Because we often have gaps in our perspective, it’s easy to forget what others experience around us. If we have a terrible temper, for example, it may seem like no big deal to us. In reality, however, it could be destroying the relationships we have and could be a good motivation for finally getting it under control.

It can also help us understand where we might be falling short in the workplace. If you’re on track to be in a leadership position but keep getting passed over, is there something about your emotional management that’s making the leadership hesitant to take a chance on you?

If you can’t answer the second type of whys, then it might be time to ask for their perspective. The exercise outlined in a previous section applies here – understanding perspective is key to a holistic picture of each situation.

Practice Strategies

When you need an in the moment strategy, there are a few quick things that can help bring down your emotions to a manageable level while you’re exploring other long term solutions.

  • Deep breathing – One of the most accessible relaxation techniques involves pausing to breathe. Breathe in slowly through your nose for four seconds and pause for two seconds. Release your breath slowly for four seconds and pause for two seconds. Repeat until you’re more clear headed.
  • Compartmentalization – Practicing leaving your home emotions at home and your work emotions at work is another common solution. If you’re feeling misplaced emotions at work, make a list, note the feeling, and then redirect to positive work activities.
  • Go for a walk – If you have the chance to take a break and walk to clear your head, you’re not only getting the benefits of physical exercise, but you may also be leaving your negative emotions behind.
  • Take a nap – In progressive workplaces where it’s possible to nap it out, taking a 20-minute breather could help you process and calm down enough to deal with your negative or disruptive emotion logically.
  • Be respectful – Reframing your emotional response into a respectful comment can help stop disruptive emotions in their tracks. You are less likely to escalate an already tense situation.
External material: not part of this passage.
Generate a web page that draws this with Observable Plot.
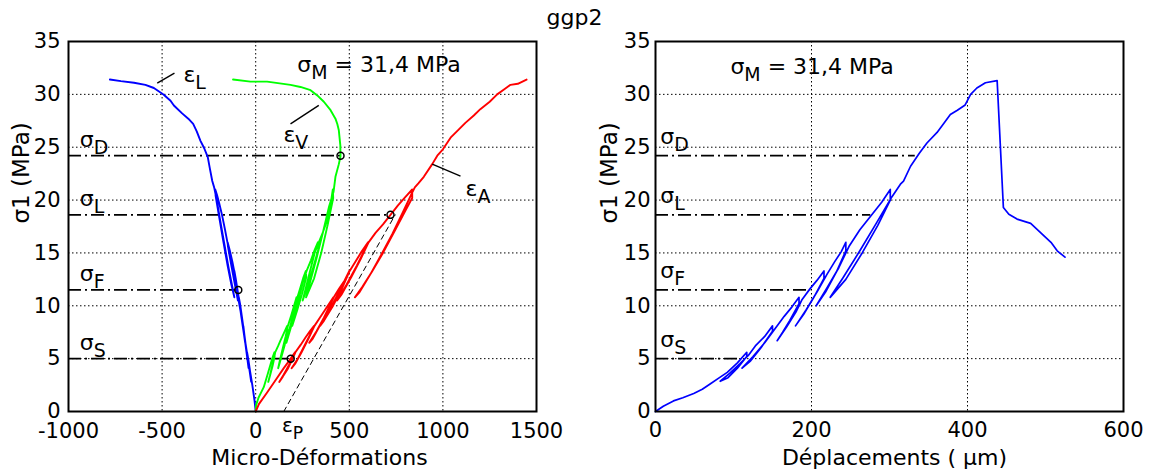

Managing Emotions In The Workplace

It’s a vital part of your overall practice to manage emotions in the workplace. Once you’ve gotten your disruptive emotions under control and developed your emotional intelligence, you could be on your way to a more fulfilling work life and a healthier outlook overall.

Implementing these practices takes time, so choose one or two to work on and go from there. As you begin to improve your emotional intelligence, you can move on to more. Take control of your emotional health and give yourself the best chance of psychological success.